Cabo Verde está a assistir ao regresso dos turistas, mas ainda assim “a um nível muito abaixo de antes da pandemia”, o que é especialmente preocupante para um país que tinha, em 2019, cerca de 40% do PIB dependente do turismo.
“O sector é um dos pilares da economia, valia 40% em 2019, agora vale 25%, e está numa recuperação lenta e incerta, com progressos na vacinação, com quase metade da população completa, e isso é muito encorajador porque está claramente acima da média em África”, diz Helena Afonso, acrescentando, ainda assim, que “a variante Ómicron trouxe um aumento de casos e atrasou a recuperação do turismo e de outros sectores, pelo que a recuperação económica é incerta, até porque não se pode excluir a possibilidade de surgirem novas variantes em 2022”.

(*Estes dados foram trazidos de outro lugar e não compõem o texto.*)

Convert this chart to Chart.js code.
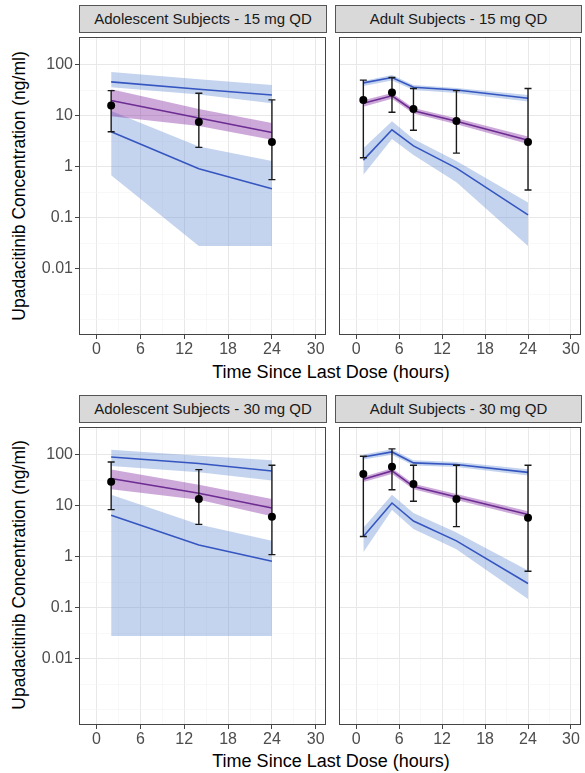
<!DOCTYPE html>
<html>
<head>
<meta charset="utf-8">
<title>Upadacitinib concentration-time profiles</title>
<script src="https://cdn.jsdelivr.net/npm/chart.js@4.4.1/dist/chart.umd.min.js"></script>
<style>
  html, body { margin: 0; padding: 0; background: #fff; }
  body { width: 585px; height: 773px; position: relative; overflow: hidden; font-family: "Liberation Sans", Arial, sans-serif; }
  canvas { position: absolute; }
  .strip {
    position: absolute; height: 28px; box-sizing: border-box;
    background: #d9d9d9; border: 1px solid #555;
    font-size: 15px; color: #1a1a1a; text-align: center; line-height: 26px;
  }
  .ytitle {
    position: absolute; left: 19px; white-space: nowrap;
    font-size: 17.5px; color: #000;
    transform: translate(-50%, -50%) rotate(-90deg);
  }
  .xtitle {
    position: absolute; left: 331px; white-space: nowrap;
    font-size: 18px; color: #000;
    transform: translate(-50%, -50%);
  }
</style>
</head>
<body>

<div class="strip" style="left:79px;top:5px;width:248px">Adolescent Subjects - 15 mg QD</div>
<div class="strip" style="left:335px;top:5px;width:247px">Adult Subjects - 15 mg QD</div>
<div class="strip" style="left:79px;top:395px;width:248px">Adolescent Subjects - 30 mg QD</div>
<div class="strip" style="left:335px;top:395px;width:247px">Adult Subjects - 30 mg QD</div>

<div class="ytitle" style="top:186px">Upadacitinib Concentration (ng/ml)</div>
<div class="ytitle" style="top:575px">Upadacitinib Concentration (ng/ml)</div>
<div class="xtitle" style="top:372px">Time Since Last Dose (hours)</div>
<div class="xtitle" style="top:761px">Time Since Last Dose (hours)</div>

<canvas id="adol15" width="300" height="332" style="left:30px;top:33px"></canvas>
<canvas id="adult15" width="250" height="332" style="left:335px;top:33px"></canvas>
<canvas id="adol30" width="300" height="332" style="left:30px;top:423px"></canvas>
<canvas id="adult30" width="250" height="332" style="left:335px;top:423px"></canvas>

<script>
// axis ticks
const xTicks = [0, 6, 12, 18, 24, 30];
const yTicks = [0.01, 0.1, 1, 10, 100];
const yTickLabels = ['0.01', '0.1', '1', '10', '100'];

// Adolescent, 15 mg QD
const adol15Time = [2, 14, 24];
const adol15Obs = [15.9, 7.5, 3.07];
const adol15ObsLo = [4.85, 2.4, 0.56];
const adol15ObsHi = [31, 27.5, 20.4];
const adol15Med = [19.9, 9.0, 4.7];
const adol15MedLo = [9.8, 6.3, 3.4];
const adol15MedHi = [33, 13.5, 7.2];
const adol15P95 = [46, 33, 25.5];
const adol15P95Lo = [36, 26, 17.6];
const adol15P95Hi = [72, 52, 40];
const adol15P05 = [4.85, 0.91, 0.37];
const adol15P05Lo = [0.68, 0.028, 0.028];
const adol15P05Hi = [12.3, 2.5, 1.3];

// Adult, 15 mg QD
const adult15Time = [1, 5, 8, 14, 24];
const adult15Obs = [20.4, 28.4, 13.5, 7.9, 3.07];
const adult15ObsLo = [1.5, 11.7, 5.2, 1.85, 0.35];
const adult15ObsHi = [49.7, 56, 34, 31, 34];
const adult15Med = [17.5, 24.5, 12.5, 7.8, 3.3];
const adult15MedLo = [15, 21.5, 11, 6.8, 2.8];
const adult15MedHi = [20, 28, 14.2, 8.9, 3.9];
const adult15P95 = [44, 56, 36, 31.8, 22];
const adult15P95Lo = [38, 49, 32, 28, 19];
const adult15P95Hi = [48, 63, 40, 35, 25.5];
const adult15P05 = [1.35, 5.3, 2.57, 0.94, 0.114];
const adult15P05Lo = [0.7, 3.5, 1.7, 0.5, 0.028];
const adult15P05Hi = [2.3, 7.8, 3.5, 1.3, 0.2];

// Adolescent, 30 mg QD
const adol30Time = [2, 14, 24];
const adol30Obs = [29.6, 13.5, 6.07];
const adol30ObsLo = [8.4, 4.3, 1.1];
const adol30ObsHi = [72, 51, 62];
const adol30Med = [34, 17.6, 9.05];
const adol30MedLo = [21, 13.1, 6.2];
const adol30MedHi = [51, 25.6, 13.5];
const adol30P95 = [90, 67, 48];
const adol30P95Lo = [60, 45, 31];
const adol30P95Hi = [125, 95, 78];
const adol30P05 = [6.5, 1.7, 0.82];
const adol30P05Lo = [0.028, 0.028, 0.028];
const adol30P05Hi = [16.4, 4.3, 2.05];

// Adult, 30 mg QD
const adult30Time = [1, 5, 8, 14, 24];
const adult30Obs = [41.7, 57.8, 26.7, 13.5, 5.8];
const adult30ObsLo = [2.5, 20.5, 12.2, 3.9, 0.52];
const adult30ObsHi = [93, 130, 62, 62, 62];
const adult30Med = [32.9, 48, 23.7, 14.8, 6.7];
const adult30MedLo = [29, 42, 21, 13, 5.8];
const adult30MedHi = [37, 54, 27, 17, 7.8];
const adult30P95 = [90, 113, 69, 64, 45];
const adult30P95Lo = [80, 100, 61, 57, 39];
const adult30P95Hi = [101, 127, 78, 72, 52];
const adult30P05 = [2.5, 11.3, 5.0, 2.05, 0.30];
const adult30P05Lo = [1.22, 8.2, 3.5, 1.4, 0.149];
const adult30P05Hi = [3.7, 16.4, 7.2, 3.0, 0.54];

const BLUE_LINE = '#3556c0';
const BLUE_BAND = 'rgba(100, 140, 210, 0.38)';
const PURPLE_LINE = '#6c2c92';
const PURPLE_BAND = 'rgba(130, 40, 160, 0.40)';
const GRID_MAJOR = '#e8e8e8';
const GRID_MINOR = '#f3f3f3';

// gridlines: labelled breaks plus half-decade / half-step minor lines
const yGrid = [];
[0.001].concat(yTicks).forEach(v => { yGrid.push(v); yGrid.push(v * Math.sqrt(10)); });
const xGrid = [];
xTicks.forEach(v => { xGrid.push(v); if (v < 30) xGrid.push(v + 3); });

function pts(xs, ys) {
  return xs.map((x, i) => ({ x: x, y: ys[i] }));
}

function band(xs, hi, lo, color) {
  return [
    { data: pts(xs, hi), borderWidth: 0, pointRadius: 0, fill: '+1', backgroundColor: color, order: 3 },
    { data: pts(xs, lo), borderWidth: 0, pointRadius: 0, fill: false, order: 3 }
  ];
}

function line(xs, ys, color) {
  return { data: pts(xs, ys), borderColor: color, borderWidth: 1.6, pointRadius: 0, fill: false, tension: 0, order: 2 };
}

function makePanel(id, d, showY) {
  const obsIndex = 9;

  // whiskers for observed mean +/- SD, drawn under the points
  const errorBars = {
    id: 'errorBars',
    beforeDatasetDraw(chart, args) {
      if (args.index !== obsIndex) return;
      const { ctx, scales } = chart;
      ctx.save();
      ctx.strokeStyle = '#1a1a1a';
      ctx.lineWidth = 1.4;
      d.time.forEach((t, i) => {
        const x = scales.x.getPixelForValue(t);
        const y1 = scales.y.getPixelForValue(d.obsLo[i]);
        const y2 = scales.y.getPixelForValue(d.obsHi[i]);
        ctx.beginPath();
        ctx.moveTo(x, y1); ctx.lineTo(x, y2);
        ctx.moveTo(x - 3.5, y1); ctx.lineTo(x + 3.5, y1);
        ctx.moveTo(x - 3.5, y2); ctx.lineTo(x + 3.5, y2);
        ctx.stroke();
      });
      ctx.restore();
    }
  };

  const panelBorder = {
    id: 'panelBorder',
    afterDraw(chart) {
      const a = chart.chartArea;
      const ctx = chart.ctx;
      ctx.save();
      ctx.strokeStyle = '#444';
      ctx.lineWidth = 1;
      ctx.strokeRect(Math.round(a.left) + 0.5, Math.round(a.top) + 0.5,
        Math.round(a.right - a.left) - 1, Math.round(a.bottom - a.top) - 1);
      ctx.restore();
    }
  };

  const datasets = [].concat(
    band(d.time, d.medHi, d.medLo, PURPLE_BAND),
    band(d.time, d.p95Hi, d.p95Lo, BLUE_BAND),
    band(d.time, d.p05Hi, d.p05Lo, BLUE_BAND),
    [line(d.time, d.p95, BLUE_LINE), line(d.time, d.p05, BLUE_LINE), line(d.time, d.med, PURPLE_LINE)],
    [{ data: pts(d.time, d.obs), showLine: false, pointRadius: 4, pointHoverRadius: 4,
       pointBackgroundColor: '#000', pointBorderWidth: 0, order: 1 }]
  );

  new Chart(document.getElementById(id), {
    type: 'line',
    data: { datasets: datasets },
    options: {
      responsive: false,
      animation: false,
      layout: { padding: { left: 0, right: 3, top: 0, bottom: 0 } },
      plugins: { legend: { display: false }, tooltip: { enabled: false } },
      scales: {
        x: {
          type: 'linear',
          min: -2.4,
          max: 31.4,
          afterBuildTicks: s => { s.ticks = xGrid.map(v => ({ value: v })); },
          afterFit: s => { s.height = 30; s.paddingLeft = 0; s.paddingRight = 0; },
          ticks: {
            autoSkip: false, maxRotation: 0, padding: 1,
            color: '#4d4d4d', font: { family: 'Liberation Sans', size: 16 },
            callback: v => xTicks.includes(v) ? String(v) : ''
          },
          grid: {
            color: c => xTicks.includes(c.tick.value) ? GRID_MAJOR : GRID_MINOR,
            lineWidth: c => xTicks.includes(c.tick.value) ? 1 : 0.6,
            tickColor: c => xTicks.includes(c.tick.value) ? '#444' : 'rgba(0,0,0,0)',
            tickLength: 4,
            tickWidth: 1
          },
          border: { display: false }
        },
        y: {
          type: 'logarithmic',
          min: 0.000507,
          max: 348,
          afterBuildTicks: s => { s.ticks = yGrid.map(v => ({ value: v })); },
          afterFit: s => { s.width = showY ? 49 : 0; s.paddingTop = 0; s.paddingBottom = 0; },
          ticks: {
            display: showY, autoSkip: false, padding: 2,
            color: '#4d4d4d', font: { family: 'Liberation Sans', size: 16 },
            callback: v => {
              const i = yTicks.indexOf(v);
              return i >= 0 ? yTickLabels[i] : '';
            }
          },
          grid: {
            color: c => yTicks.includes(c.tick.value) ? GRID_MAJOR : GRID_MINOR,
            lineWidth: c => yTicks.includes(c.tick.value) ? 1 : 0.6,
            tickColor: c => yTicks.includes(c.tick.value) ? '#444' : 'rgba(0,0,0,0)',
            drawTicks: showY,
            tickLength: 4,
            tickWidth: 1
          },
          border: { display: false }
        }
      }
    },
    plugins: [errorBars, panelBorder]
  });
}

makePanel('adol15', {
  time: adol15Time, obs: adol15Obs, obsLo: adol15ObsLo, obsHi: adol15ObsHi,
  med: adol15Med, medLo: adol15MedLo, medHi: adol15MedHi,
  p95: adol15P95, p95Lo: adol15P95Lo, p95Hi: adol15P95Hi,
  p05: adol15P05, p05Lo: adol15P05Lo, p05Hi: adol15P05Hi
}, true);

makePanel('adult15', {
  time: adult15Time, obs: adult15Obs, obsLo: adult15ObsLo, obsHi: adult15ObsHi,
  med: adult15Med, medLo: adult15MedLo, medHi: adult15MedHi,
  p95: adult15P95, p95Lo: adult15P95Lo, p95Hi: adult15P95Hi,
  p05: adult15P05, p05Lo: adult15P05Lo, p05Hi: adult15P05Hi
}, false);

makePanel('adol30', {
  time: adol30Time, obs: adol30Obs, obsLo: adol30ObsLo, obsHi: adol30ObsHi,
  med: adol30Med, medLo: adol30MedLo, medHi: adol30MedHi,
  p95: adol30P95, p95Lo: adol30P95Lo, p95Hi: adol30P95Hi,
  p05: adol30P05, p05Lo: adol30P05Lo, p05Hi: adol30P05Hi
}, true);

makePanel('adult30', {
  time: adult30Time, obs: adult30Obs, obsLo: adult30ObsLo, obsHi: adult30ObsHi,
  med: adult30Med, medLo: adult30MedLo, medHi: adult30MedHi,
  p95: adult30P95, p95Lo: adult30P95Lo, p95Hi: adult30P95Hi,
  p05: adult30P05, p05Lo: adult30P05Lo, p05Hi: adult30P05Hi
}, false);
</script>
</body>
</html>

“As economias dependentes do turismo em África têm perspectivas positivas de evolução, embora a base seja bastante baixa, impulsionadas pelo abrandamento das restrições às viagens e à recuperação económica nos mercados de origem, na Europa e na Ásia, bem como devido à maior confiança para viajar associada com o sucesso das medidas de contenção e taxas de vacinação relativamente altas, como existe em Cabo Verde, Ilhas Comores, Maurícias, Marrocos, São Tomé e Príncipe e Tunísia”, diz a ONU.